Een verkeerde beslissing die geen kwade gevolgen heeft is niet werkelijk kwaad — als ik iemand met een mes steek, maar het mes blijkt een ongevaarlijk toneelmes te zijn is mijn kwade opzet verijdeld. Daaruit volgt dat een mens pas de vrije keuze heeft tot het doen van kwaad als dat kwaad zich ook uit als kwaad.

C
Along another track, which is better: a person who is free, or one who is not free to choose his own way?
M
The free one is better.
C
So in a perfect world, men would be free to choose between good and evil?
M
Yes, a world in which one cannot choose evil is imperfect.
Comment
Again, this took some time.
C
Now suppose that for every choice you make, I already decide the outcome. So you may freely decide whether to go to Sévaré or to Douentza, but whichever you chose, I would make you end up in Sévaré. Would that be free?
M
No, it definitely wouldn't.
C
Therefore, one wouldn't be free to do evil either if the evil effect wouldn't show up. If plunging a knife into someone would not kill that person, there would be no evil in stabbing, and I would not have the choice to do evil. In other words: if I did good, it would not be of my own choosing but from lack of alternatives. So in a perfect world, your choices would have real consequences.

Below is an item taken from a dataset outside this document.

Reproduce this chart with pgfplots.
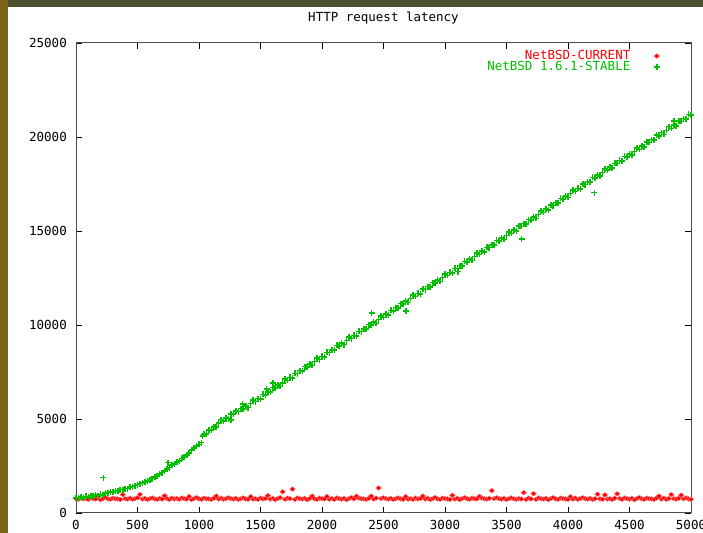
\documentclass[border=0pt]{standalone}
\usepackage{fontspec}
\setmainfont{DejaVu Sans Mono}
\usepackage{pgfplots}
\pgfplotsset{compat=1.18}
\definecolor{gpred}{RGB}{255,0,0}
\definecolor{gpgreen}{RGB}{0,192,0}
\definecolor{leftbar}{RGB}{122,98,22}
\definecolor{topbar}{RGB}{72,80,45}
\newcommand{\gpfont}{\fontsize{12.5bp}{14bp}\selectfont}
\begin{document}
\begin{tikzpicture}[x=1bp,y=1bp]
\useasboundingbox (0,0) rectangle (703,533);
\fill[white] (0,0) rectangle (703,533);
\fill[leftbar] (0,0) rectangle (7.5,533);
\fill[topbar] (7.5,525.5) rectangle (703,533);
\begin{axis}[
  at={(76bp,20bp)}, anchor=south west,
  scale only axis, width=615bp, height=470bp,
  xmin=0, xmax=5000, ymin=0, ymax=25000,
  xtick={0,500,...,5000}, ytick={0,5000,...,25000},
  scaled ticks=false,
  /pgf/number format/1000 sep={},
  /pgf/number format/assume math mode=true,
  tick align=inside, major tick length=6bp,
  axis line style={black!70, line width=1bp},
  every tick/.style={black, line width=0.8bp},
  tick label style={font=\gpfont, inner sep=0pt},
  xticklabel style={anchor=north, yshift=-7bp},
  yticklabel style={anchor=east, xshift=-9bp},
  title={HTTP request latency},
  title style={font=\gpfont, inner sep=0pt, anchor=south, at={(0.5,1)}, yshift=13bp},
  clip=false,
  legend cell align=right,
  legend plot pos=right,
  legend style={draw=none, fill=none, at={(1,1)}, anchor=north east,
    xshift=-28bp, yshift=-4bp, font=\gpfont, row sep=-3bp,
    nodes={inner sep=1.5bp},
    /tikz/every odd column/.append style={column sep=22bp}},
]
\addplot[only marks, mark=diamond*, mark size=2.4bp,
  mark options={xscale=1.6, fill=gpred, draw=gpred!50!white, line width=0.4bp}]
coordinates {
(0,760)(20,730)(40,790)(60,750)(80,770)(100,720)(120,800)(140,760)(160,740)(180,880)(200,710)(220,770)(240,820)(260,750)(280,730)(300,790)(320,760)
(340,750)(360,720)(380,980)(400,760)(420,740)(440,790)(460,730)(480,770)(500,810)(520,990)(540,740)(560,780)(580,720)(600,760)(620,800)(640,750)(660,730)
(680,770)(700,740)(720,920)(740,760)(760,720)(780,790)(800,750)(820,770)(840,730)(860,800)(880,760)(900,740)(920,880)(940,710)(960,770)(980,820)(1000,750)
(1020,730)(1040,790)(1060,760)(1080,750)(1100,720)(1120,780)(1140,900)(1160,740)(1180,790)(1200,730)(1220,770)(1240,810)(1260,760)(1280,740)(1300,780)(1320,720)
(1340,760)(1360,800)(1380,750)(1400,730)(1420,870)(1440,740)(1460,760)(1480,720)(1500,790)(1520,750)(1540,770)(1560,930)(1580,740)(1600,780)(1620,710)(1640,770)
(1660,820)(1680,1130)(1700,730)(1720,790)(1740,760)(1760,1270)(1780,720)(1800,800)(1820,760)(1840,740)(1860,780)(1880,710)(1900,770)(1920,900)(1940,750)(1960,730)
(1980,790)(2000,760)(2020,750)(2040,880)(2060,730)(2080,770)(2100,720)(2120,800)(2140,760)(2160,740)(2180,780)(2200,710)(2220,770)(2240,820)(2260,750)(2280,890)
(2300,790)(2320,760)(2340,750)(2360,720)(2380,780)(2400,900)(2420,740)(2440,790)(2460,1330)(2480,770)(2500,810)(2520,760)(2540,740)(2560,780)(2580,720)(2600,760)
(2620,800)(2640,750)(2660,730)(2680,870)(2700,740)(2720,760)(2740,720)(2760,790)(2780,750)(2800,770)(2820,900)(2840,740)(2860,780)(2880,710)(2900,770)(2920,820)
(2940,750)(2960,730)(2980,790)(3000,760)(3020,750)(3040,720)(3060,940)(3080,740)(3100,780)(3120,710)(3140,770)(3160,820)(3180,750)(3200,730)(3220,790)(3240,760)
(3260,750)(3280,880)(3300,790)(3320,760)(3340,740)(3360,780)(3380,1190)(3400,770)(3420,810)(3440,760)(3460,740)(3480,780)(3500,720)(3520,760)(3540,800)(3560,750)
(3580,730)(3600,770)(3620,740)(3640,1080)(3660,720)(3680,790)(3700,750)(3720,1030)(3740,730)(3760,800)(3780,760)(3800,740)(3820,780)(3840,710)(3860,770)(3880,820)
(3900,750)(3920,730)(3940,790)(3960,760)(3980,750)(4000,720)(4020,870)(4040,740)(4060,790)(4080,730)(4100,770)(4120,810)(4140,760)(4160,740)(4180,780)(4200,720)
(4220,760)(4240,1000)(4260,750)(4280,730)(4300,960)(4320,740)(4340,760)(4360,720)(4380,790)(4400,1020)(4420,770)(4440,730)(4460,800)(4480,760)(4500,740)(4520,780)
(4540,710)(4560,770)(4580,820)(4600,750)(4620,730)(4640,790)(4660,760)(4680,750)(4700,720)(4720,800)(4740,900)(4760,740)(4780,790)(4800,730)(4820,770)(4840,980)
(4860,760)(4880,740)(4900,780)(4920,950)(4940,760)(4960,800)(4980,750)(5000,730)
};
\addlegendentry{\textcolor{gpred}{NetBSD-CURRENT}}
\addplot[only marks, mark=+, mark size=3bp, mark options={draw=gpgreen, line width=1.6bp}]
coordinates {
(0,820)(20,780)(40,850)(60,810)(80,880)(100,860)(120,920)(140,890)(160,950)(180,930)(200,990)(220,970)
(240,1070)(260,1080)(280,1120)(300,1130)(320,1180)(340,1170)(360,1240)(380,1240)(400,1300)(420,1300)(440,1370)(460,1400)(480,1460)(500,1510)
(520,1560)(540,1600)(560,1650)(580,1710)(600,1770)(620,1830)(640,1910)(660,1960)(680,2080)(700,2150)(720,2230)(740,2350)(760,2420)(780,2540)(800,2610)
(820,2700)(840,2780)(860,2900)(880,2970)(900,3100)(920,3180)(940,3350)(960,3460)(980,3560)(1000,3650)(1020,3740)(1030,4100)
(1040,4210)(1060,4190)(1080,4430)(1100,4410)(1120,4580)(1140,4570)(1160,4780)(1180,4970)(1200,4890)(1220,5060)(1240,5020)(1260,5270)(1280,5250)(1300,5410)(1320,5390)
(1340,5550)(1360,5530)(1380,5690)(1400,5610)(1420,5820)(1440,6010)(1460,5930)(1480,6090)(1500,6060)(1520,6310)(1540,6290)(1560,6450)(1580,6420)(1600,6670)(1620,6650)
(1640,6810)(1660,6730)(1680,6930)(1700,7130)(1720,7050)(1740,7210)(1760,7180)(1780,7420)(1800,7410)(1820,7570)(1840,7540)(1860,7790)(1880,7760)(1900,7930)(1920,7850)
(1940,8050)(1960,8250)(1980,8160)(2000,8330)(2020,8300)(2040,8540)(2060,8530)(2080,8680)(2100,8660)(2120,8910)(2140,8880)(2160,9050)(2180,8960)(2200,9170)(2220,9370)
(2240,9280)(2260,9450)(2280,9410)(2300,9660)(2320,9650)(2340,9800)(2360,9780)(2380,10020)(2400,10000)(2420,10170)(2440,10080)(2460,10290)(2480,10480)(2500,10400)
(2520,10570)(2540,10530)(2560,10780)(2580,10760)(2600,10920)(2620,10900)(2640,11140)(2660,11120)(2680,11280)(2700,11200)(2720,11410)(2740,11600)(2760,11520)(2780,11680)
(2800,11650)(2820,11900)(2840,11880)(2860,12040)(2880,12010)(2900,12260)(2920,12240)(2940,12400)(2960,12320)(2980,12520)(3000,12720)(3020,12640)(3040,12800)(3060,12770)
(3080,13010)(3100,13000)(3120,13160)(3140,13130)(3160,13380)(3180,13350)(3200,13520)(3220,13440)(3240,13640)(3260,13840)(3280,13750)(3300,13920)(3320,13890)(3340,14130)
(3360,14120)(3380,14270)(3400,14250)(3420,14500)(3440,14470)(3460,14640)(3480,14550)(3500,14760)(3520,14960)(3540,14870)(3560,15040)(3580,15000)(3600,15250)(3620,15240)
(3640,15390)(3660,15370)(3680,15610)(3700,15590)(3720,15760)(3740,15670)(3760,15880)(3780,16070)(3800,15990)(3820,16160)(3840,16120)(3860,16370)(3880,16350)(3900,16510)
(3920,16490)(3940,16730)(3960,16710)(3980,16870)(4000,16790)(4020,17000)(4040,17190)(4060,17110)(4080,17270)(4100,17240)(4120,17490)(4140,17470)(4160,17630)(4180,17600)
(4200,17850)(4220,17830)(4240,17990)(4260,17910)(4280,18110)(4300,18310)(4320,18230)(4340,18390)(4360,18360)(4380,18600)(4400,18590)(4420,18750)(4440,18720)(4460,18970)
(4480,18940)(4500,19110)(4520,19030)(4540,19230)(4560,19430)(4580,19340)(4600,19510)(4620,19480)(4640,19720)(4660,19710)(4680,19860)(4700,19840)(4720,20090)(4740,20060)
(4760,20230)(4780,20140)(4800,20350)(4820,20550)(4840,20460)(4860,20630)(4880,20590)(4900,20840)(4920,20830)(4940,20980)(4960,20960)(4980,21200)(5000,21180)
(222,1880)(750,2680)(1258,4950)(1355,5800)(1550,6580)(1602,6910)(2404,10650)(2683,10760)(3108,12840)(3623,14560)(4214,17040)(4862,20850)
};
\addlegendentry{\textcolor{gpgreen}{NetBSD 1.6.1-STABLE}}
\end{axis}
\end{tikzpicture}
\end{document}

In particular, evil choices have evil consequences
M
Yes, it must be so. A world that does not allow evil is not a perfect world.
Comment
This took some going over.
C
Well, then. The Bible teaches that God created a perfect world, inhabited by angels and men who had a free will, and that one of the angels, the devil, chose the evil way. After that, he seduced man into choosing against God as well. That made the devil perfectly evil, since he chose against God without any external cause, whereas man only sinned under the stress of seduction, so he is not fully and purely evil.
M
Yes, that explains the situation well: God is perfect, yet the world contains evil, and man has both good and evil in him. I think this explanation fits in well with Islamic teaching. Thank you for explaining this to me.
C
It was a pleasure. However, the facts we have brought up have some grave consequences.
M
Tell me.
Comment
This relatively quick explanation out of a dilemma gained me goodwill, especially as the answer was useful within the Islamic framework as well. This made him more willing to listen to other, longer and less Islam-like, arguments. Another result was that we had implicitly rejected the extreme kismet position that whatever we decide, God decides the outcome. If later on he were to appeal to that, I could reach back to the conclusions reached here to show that such a position would imply that God had created an imperfect world.